This specific act of “certifying” is a requirement under the law, that requires all individuals (whether U.S. citizens or LPRs) to satisfy the elements of the certification, in order to avoid “covered expatriate” status.
Also, there is an important exception to “covered expatriate” status set forth in IRC Section 877A(g)(1)(B). Only certain individuals may be able to satisfy this important requirement, which provides as follows:
An individual shall not be treated as meeting the requirements of subparagraph (A) or (B) of section 877(a)(2) if—
(I)became at birth a citizen of the United States and a citizen of another country and, as of the expatriation date, continues to be a citizen of, and is taxed as a resident of, such other country, and
(II)has been a resident of the United States (as defined in section 7701(b)(1)(A)(ii)) for not more than 10 taxable years during the 15-taxable year period ending with the taxable year during which the expatriation date occurs, or . . .

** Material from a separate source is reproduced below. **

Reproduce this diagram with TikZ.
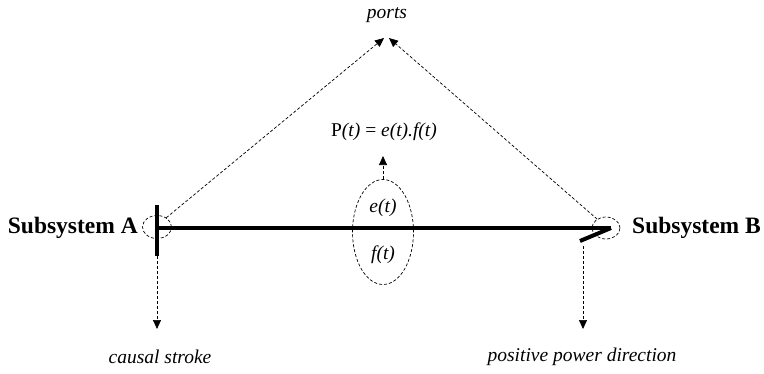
\documentclass[tikz,border=0pt]{standalone}
\usepackage{fontspec}
\setmainfont{Liberation Serif}
\usetikzlibrary{shapes.geometric,arrows.meta}
\tikzset{
  lbl/.style={font=\fontsize{19.5}{23}\selectfont\itshape, inner sep=0pt},
  sub/.style={font=\fontsize{23.5}{27}\selectfont\bfseries, inner sep=0pt},
  portell/.style={ellipse, draw, densely dashed, line width=0.7pt, inner sep=0pt},
  pointer/.style={densely dashed, line width=0.7pt, -{Triangle[length=9pt,width=8pt]}},
  bond/.style={line width=4pt},
  stroke/.style={line width=3.5pt}
}
\begin{document}
\begin{tikzpicture}[x=1pt,y=-1pt]
\useasboundingbox (0,0) rectangle (764,373);
% ellipses
\node[portell, minimum width=29pt, minimum height=23pt] (ea) at (157,227) {};
\node[portell, minimum width=28pt, minimum height=22pt] (eb) at (606,228) {};
\node[portell, minimum width=61pt, minimum height=105pt] (ec) at (383,232) {};
% texts
\node[sub, anchor=east] (sa) at (138,228) {Subsystem A};
\node[sub, anchor=west] (sb) at (632,228) {Subsystem B};
\node[lbl] (ports) at (387,15) {ports};
\node[lbl] (pw) at (384,132) {\upshape P\itshape(t) \upshape= \itshape e(t).f(t)};
\node[lbl] (et) at (383,208) {e(t)};
\node[lbl] (ft) at (383,255) {f(t)};
\node[lbl] (cs) at (160,357) {causal stroke};
\node[lbl] (ppd) at (582,357) {positive power direction};
% coordinates
\coordinate (bl) at (155,228);
\coordinate (br) at (611,228);
\coordinate (bh) at (580,241);
\coordinate (st) at (157,205);
\coordinate (sbm) at (157,256);
\coordinate (pA) at (384,38);
\coordinate (pB) at (389,38);
\coordinate (pt) at (383,156);
\coordinate (csT) at (157,329);
\coordinate (hb) at (583,246);
\coordinate (ppT) at (583,329);
% bond
\draw[bond] (bl) -- (br);
\draw[bond] (br) -- (bh);
\draw[stroke] (st) -- (sbm);
% pointers
\draw[pointer] (ea.45) -- (pA);
\draw[pointer] (eb.135) -- (pB);
\draw[pointer] (ec.north) -- (pt);
\draw[pointer] (sbm) -- (csT);
\draw[pointer] (hb) -- (ppT);
\end{tikzpicture}
\end{document}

Importantly, the elements of the statute apply only to persons who “became at birth a citizen of the United States”; and in the case of lawful permanent residents (LPRs), they be definition will not have become at birth a citizen of the United States.

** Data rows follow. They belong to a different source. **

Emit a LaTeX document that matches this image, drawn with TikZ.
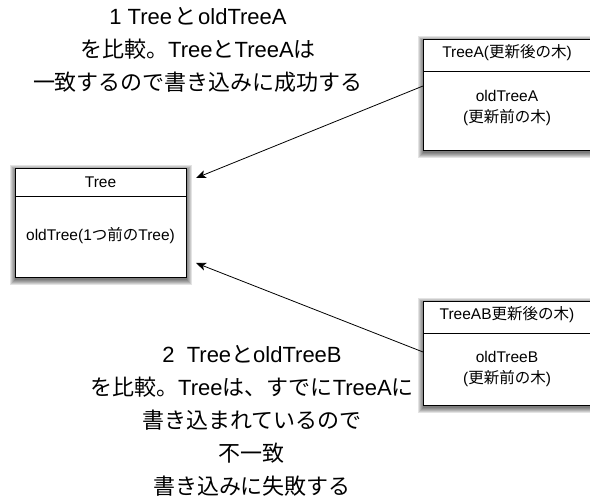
\documentclass[tikz,border=0pt]{standalone}
\usepackage{fontspec}
\setmainfont{Liberation Sans}
\newfontfamily\jpfont{Noto Sans CJK JP}
\newcommand{\jj}[1]{{\jpfont #1}}
\usetikzlibrary{arrows.meta}
\newcommand{\blurshadow}[4]{%
  \foreach \k in {1,...,6}{%
    \fill[black, fill opacity=0.11] (#1+0.5-\k*0.9, #2+2.5-\k*0.9) rectangle (#3+0.5+\k*0.9, #4+2.5+\k*0.9);
  }}
\begin{document}
\begin{tikzpicture}[x=1pt,y=-1pt,
  box/.style={draw=black, line width=0.9pt, fill=white, rectangle, anchor=north west, inner sep=0pt},
  divider/.style={line width=0.8pt},
  boxtext/.style={font=\fontsize{15.5}{21}\selectfont, inner sep=0pt, align=center},
  bigtext/.style={font=\fontsize{22}{33}\selectfont, inner sep=0pt, align=center},
  conn/.style={line width=0.8pt, -{Stealth[length=10pt,width=8pt,inset=2.5pt]}}]
\useasboundingbox (0,0) rectangle (590,502);
\fill[white] (0,0) rectangle (590,502);
% shadows
\blurshadow{15}{168}{186}{277}
\blurshadow{423}{39}{595}{150}
\blurshadow{423}{301}{595}{405}
% Tree box
\node[box, minimum width=171pt, minimum height=109pt] (tree) at (15,168) {};
\draw[divider] (15,196) -- (186,196);
\node[boxtext] (treeh) at (100.5,182) {Tree};
\node[boxtext] (treeb) at (100.5,236) {oldTree(1\jj{つ前の}Tree)};
% TreeA box
\node[box, minimum width=172pt, minimum height=111pt] (treeA) at (423,39) {};
\draw[divider] (423,71) -- (595,71);
\node[boxtext] (treeAh) at (507,53) {TreeA(\jj{更新後の木})};
\node[boxtext] (treeAb) at (507,108) {oldTreeA\\(\jj{更新前の木})};
% TreeAB box
\node[box, minimum width=172pt, minimum height=104pt] (treeB) at (423,301) {};
\draw[divider] (423,333) -- (595,333);
\node[boxtext] (treeBh) at (507,315) {TreeAB\jj{更新後の木})};
\node[boxtext] (treeBb) at (507,369) {oldTreeB\\(\jj{更新前の木})};
% connectors
\coordinate (endA) at (196,178);
\coordinate (endB) at (196,263);
\draw[conn] (treeA.west |- 0,86) -- (endA);
\draw[conn] (treeB.west |- 0,352) -- (endB);
% labels
\node[bigtext] (lab1) at (198,50) {1 Tree\hspace{2pt}\jj{と}\hspace{2pt}oldTreeA\\\jj{を比較。}Tree\jj{と}TreeA\jj{は}\\\jj{一致するので書き込みに成功する}};
\node[bigtext] (lab2) at (252,421) {2\ \ Tree\jj{と}oldTreeB\\\jj{を比較。}Tree\jj{は、すでに}TreeA\jj{に}\\\jj{書き込まれているので}\\\jj{不一致}\\\jj{書き込みに失敗する}};
\end{tikzpicture}
\end{document}
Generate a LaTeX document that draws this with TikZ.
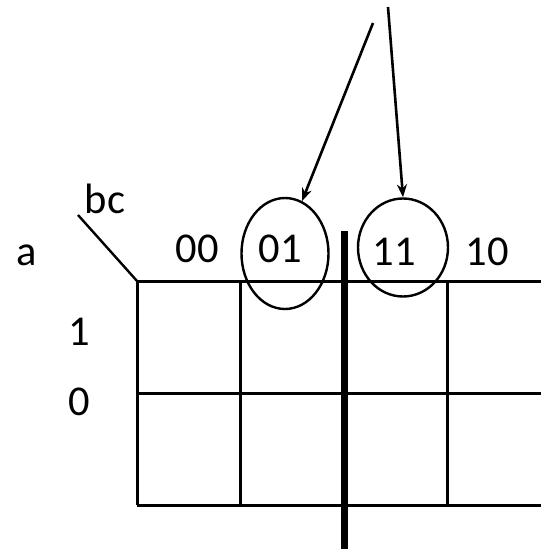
\documentclass[tikz,border=0pt]{standalone}
\usepackage{fontspec}
\setmainfont{Carlito}
\usetikzlibrary{arrows.meta, shapes.geometric}

\begin{document}
\begin{tikzpicture}[x=1pt, y=-1pt, >={Stealth[length=13pt,width=10pt]},
  lbl/.style={anchor=base, inner sep=0pt, font=\fontsize{42.5}{50}\selectfont},
  grp/.style={draw, ellipse, line width=2.4pt, inner sep=0pt}]
  \useasboundingbox (0,0) rectangle (541,549);
  % grid of the map
  \draw[line width=3pt] (137,281) -- (541,281);
  \draw[line width=3pt] (137,393) -- (541,393);
  \draw[line width=3pt] (137,505) -- (541,505);
  \foreach \x in {137,240,447}
    \draw[line width=3pt] (\x,281) -- (\x,505);
  % split between 01 and 11
  \draw[line width=7pt] (344,231) -- (344,549);
  % corner label
  \coordinate (corner) at (137,281);
  \coordinate (slant) at (78,215);
  \draw[line width=2.4pt] (slant) -- (corner);
  \node[lbl] (lblbc) at (105,213) {bc};
  \node[lbl] (lbla) at (27,265) {a};
  % column and row labels
  \node[lbl] (col00) at (197,262) {00};
  \node[lbl] (col01) at (280,262) {01};
  \node[lbl] (col11) at (394,265) {11};
  \node[lbl] (col10) at (487,265) {10};
  \node[lbl] (row1) at (79,345) {1};
  \node[lbl] (row0) at (79,415) {0};
  % circled columns
  \node[grp, minimum width=87pt, minimum height=111pt] (c01) at (285,253.5) {};
  \node[grp, minimum width=90pt, minimum height=98pt] (c11) at (403,247.5) {};
  \coordinate (s1) at (373,23);
  \coordinate (s2) at (388,7);
  \draw[->, line width=2.6pt] (s1) -- (c01.72);
  \draw[->, line width=2.6pt] (s2) -- (c11.north);
\end{tikzpicture}
\end{document}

Accordingly, a “long term” LPR who meets either the US$2M asset test, or average income tax liability test (currently US$157,000 for the year 2014), will necessarily become a “covered expatriate” even if they can satisfy the Certification Requirement of Section 877(a)(2)(C).

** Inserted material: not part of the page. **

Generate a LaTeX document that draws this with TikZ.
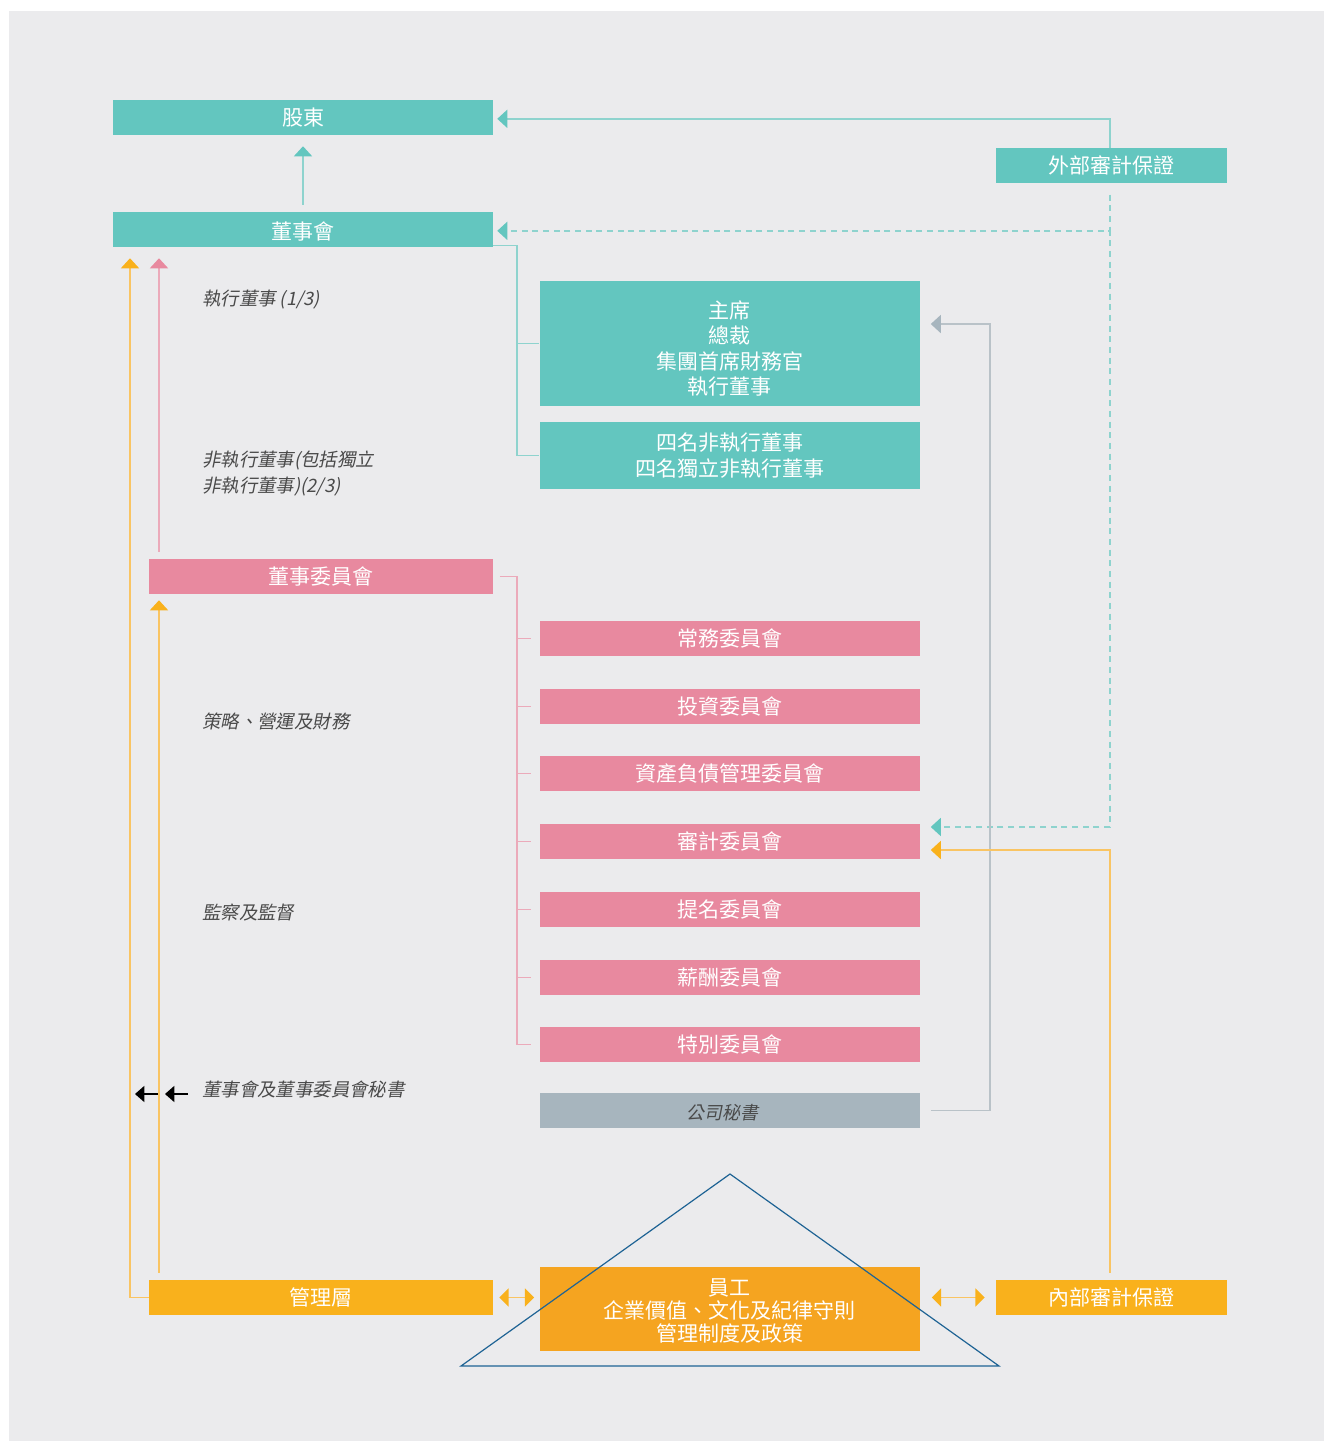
\documentclass[tikz,border=0pt]{standalone}
\usepackage{fontspec}
\setmainfont{Noto Sans CJK TC}
\newfontfamily\itcjk[FakeSlant=0.2]{Noto Sans CJK TC}
\usetikzlibrary{arrows.meta}
\definecolor{bgc}{HTML}{EBEBED}
\definecolor{tealc}{HTML}{63C6BF}
\definecolor{teall}{HTML}{8ED3CE}
\definecolor{pinkc}{HTML}{E8899F}
\definecolor{pinkl}{HTML}{EBAABA}
\definecolor{yelc}{HTML}{F9B11C}
\definecolor{yell}{HTML}{F9C463}
\definecolor{orgc}{HTML}{F5A420}
\definecolor{greyc}{HTML}{A7B5BE}
\definecolor{greyl}{HTML}{B9C2C8}
\definecolor{lblc}{HTML}{4A4A4A}
\definecolor{triblue}{HTML}{1E6394}
\begin{document}
\begin{tikzpicture}[x=0.75pt,y=-0.75pt,
  box/.style={inner sep=0pt, align=center, text=white,
    font=\fontsize{15.75}{19}\selectfont, minimum width=285pt, minimum height=26.25pt},
  tealbox/.style={box, fill=tealc},
  pinkbox/.style={box, fill=pinkc},
  yelbox/.style={box, fill=yelc},
  greybox/.style={box, fill=greyc, text=lblc, font=\itcjk\fontsize{13.5}{16}\selectfont},
  lbl/.style={anchor=west, align=left, inner sep=0pt, text=lblc,
    font=\itcjk\fontsize{13.8}{19.5}\selectfont},
  tealtip/.style={-{Triangle[width=13.5pt,length=7.5pt,color=tealc]}},
  pinktip/.style={-{Triangle[width=13.5pt,length=7.5pt,color=pinkc]}},
  yeltip/.style={-{Triangle[width=13.5pt,length=7.5pt,color=yelc]}},
  greytip/.style={-{Triangle[width=13.5pt,length=7.5pt,color=greyc]}},
  dbltip/.style={{Triangle[width=13.5pt,length=7pt,color=yelc]}-{Triangle[width=13.5pt,length=7pt,color=yelc]}},
  blktip/.style={-{Triangle[width=12pt,length=7pt]}},
  conn/.style={line width=1.1pt},
  dashconn/.style={line width=1.1pt, dash pattern=on 4.5pt off 3.5pt}
]
\useasboundingbox (0,0) rectangle (1324,1441);
\fill[white] (0,0) rectangle (1324,1441);
\fill[bgc] (9,11) rectangle (1324,1441);

% boxes
\node[tealbox] (sh) at (303,117.5) {股東};
\node[tealbox] (bd) at (303,229.5) {\rule{0pt}{16pt}董事會};
\node[tealbox, minimum width=173.25pt] (ext) at (1111.5,165.5) {外部審計保證};
\node[tealbox, minimum height=93.75pt] (chair) at (729.5,343.5) {\rule{0pt}{21pt}主席\\總裁\\集團首席財務官\\執行董事};
\node[tealbox, minimum height=50.25pt] (ned) at (729.5,455.5) {四名非執行董事\\四名獨立非執行董事};
\node[pinkbox, minimum width=258pt] (bc) at (321,576.5) {董事委員會};
\node[pinkbox] (sc) at (729.5,638.5) {常務委員會};
\node[pinkbox] (inv) at (729.5,706.5) {投資委員會};
\node[pinkbox] (alm) at (729.5,773.5) {資產負債管理委員會};
\node[pinkbox] (aud) at (729.5,841.5) {審計委員會};
\node[pinkbox] (nom) at (729.5,909.5) {提名委員會};
\node[pinkbox] (rem) at (729.5,977.5) {薪酬委員會};
\node[pinkbox] (spc) at (729.5,1044.5) {特別委員會};
\node[greybox] (sec) at (729.5,1110.5) {\rule{0pt}{15pt}公司秘書\hspace{10pt}};
\node[box, fill=orgc, minimum height=63pt, font=\fontsize{15.75}{17.25}\selectfont] (staff) at (729.5,1309) {\rule{0pt}{16pt}員工\\企業價值、文化及紀律守則\\管理制度及政策};
\node[yelbox, minimum width=258pt] (mgmt) at (321,1297.5) {管理層};
\node[yelbox, minimum width=173.25pt] (ia) at (1111.5,1297.5) {內部審計保證};

% triangle
\draw[triblue, line width=0.9pt, line join=miter] (730,1174) -- (999,1366) -- (461,1366) -- cycle;

% labels
\node[lbl] (l1) at (202,300) {執行董事 (1/3)};
\node[lbl] (l2) at (202,474) {非執行董事(包括獨立\\非執行董事)(2/3)};
\node[lbl] (l3) at (202,721) {策略、營運及財務};
\node[lbl] (l4) at (202,913) {監察及監督};
\node[lbl] (l5) at (202,1090) {董事會及董事委員會秘書};

% helper coordinates
\coordinate (bx) at (517,0);
\coordinate (gx) at (990,0);
\coordinate (lx) at (130,0);
\coordinate (px) at (159,0);
\coordinate (rx) at (1110,0);

% teal connectors
\draw[conn, teall, tealtip, shorten <=5.25pt, shorten >=8.25pt] (bd.north) -- (sh.south);
\draw[conn, teall, tealtip, shorten >=3pt] (rx |- ext.north) |- ([yshift=-1pt]sh.east);
\draw[dashconn, teall, tealtip, shorten <=8.5pt, shorten >=3pt] (rx |- ext.south) |- ([yshift=-1pt]bd.east);
\draw[dashconn, teall, tealtip, shorten >=8.25pt] (rx |- bd.east) |- ([yshift=10.9pt]aud.east);
\draw[conn, teall] ([yshift=1.5pt]bd.south east) -| (bx |- ned.west) -- (ned.west);
\draw[conn, teall] (bx |- chair.west) -- (chair.west);

% pink bracket
\draw[conn, pinkl] ([xshift=5pt]bc.east) -| (bx |- spc.west) -- ([xshift=-6pt]spc.west);
\foreach \c in {sc,inv,alm,aud,nom,rem}{
  \draw[conn, pinkl] (bx |- \c.west) -- ([xshift=-6pt]\c.west);
}

% grey connector
\draw[conn, greyl, greytip, shorten <=8.25pt, shorten >=8.25pt] (sec.east) -- (gx |- sec.east) |- ([yshift=14.6pt]chair.east);

% yellow connectors
\draw[conn, yell, yeltip, shorten <=5.25pt, shorten >=8.25pt] (rx |- ia.north) |- ([yshift=-6.4pt]aud.east);
\draw[conn, yell, yeltip, shorten >=8.25pt] (mgmt.west) -| (lx |- bd.south);
\draw[conn, pinkl, pinktip, shorten <=5.25pt, shorten >=8.25pt] (px |- bc.north) -- (px |- bd.south);
\draw[conn, yell, yeltip, shorten <=5.25pt, shorten >=4.5pt] (px |- mgmt.north) -- (px |- bc.south);
\draw[conn, yell, dbltip, shorten <=4.5pt, shorten >=3.75pt] (mgmt.east) -- (staff.west |- mgmt.east);
\draw[conn, yell, dbltip, shorten <=9pt, shorten >=8.25pt] (staff.east |- ia.west) -- (ia.west);

% black arrows
\coordinate (k1s) at (158,1094);
\coordinate (k1e) at (135,1094);
\coordinate (k2s) at (188,1094);
\coordinate (k2e) at (165,1094);
\draw[line width=1.1pt, black, blktip] (k1s) -- (k1e);
\draw[line width=1.1pt, black, blktip] (k2s) -- (k2e);
\end{tikzpicture}
\end{document}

Accordingly, it is important for each “long-term” LPR to understand clearly the current and future U.S. tax consequences to (i) them – the “mark-to market” tax, and (2) tax on “covered gifts” and “covered bequests” to U.S. persons. Importantly, understanding these consequences should be long before the LPR ceases to be a LPR for tax purposes; irrespective of the immigration law consequences.